OPINION: For Expats Looking To Import Their Favorite Food, Brexit Is Bad Business

Who knew how far British expats would go for their imports?

After the Netherlands border guards confiscated ham sandwiches and food from UK truck drivers, it’s no wonder the tongue is wagging about how the new Brexit rules could leave a bad taste in our mouths in the next few months.

The fallout from Brexit has driven foodies into a frenzy, particularly expats who cross over to Gibraltar for their favorite delicacies.

Morrisons
Morrisons in Gibraltar is a favorite among the expat community

While we Brits may not have sold our cuisine to the rest of the world (toad in the hole, anyone? Spotted dick? Haggis?), We are a proud bunch and deserve at least a little respect.

Cutting the hairs, and no one likes hair around food, on something as small as onion puree in a little sauce, is sure to drive even the most laid-back Briton crazy.

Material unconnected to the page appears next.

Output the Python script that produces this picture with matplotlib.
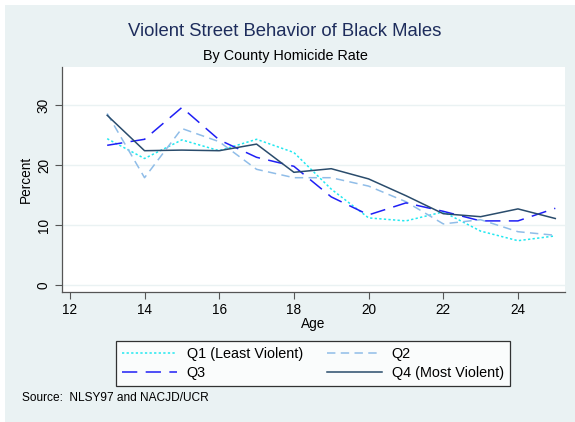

We all knew that Brexit would be as pleasant as food poisoning from a couple of dodgy shrimp, but at least that particular malaise tends to last only 24 hours. We could face a lifetime of this nonsense.

From farmers to processors, distributors, importers and retailers to the humble foodie, these new rules are aging faster than milk in the Costa del Sol sun.

The British Retail Consortium warned years ago that the first people to be affected by the consequences of Brexit will be food buyers. And they were right and the confiscated kitchen is probably just the beginning of this nightmare.

Whatever side of the argument, or whatever border you’re on, there are no winners when it comes to rationing food. As with all such small and silly disputes, we are all inevitably left with an egg to the face.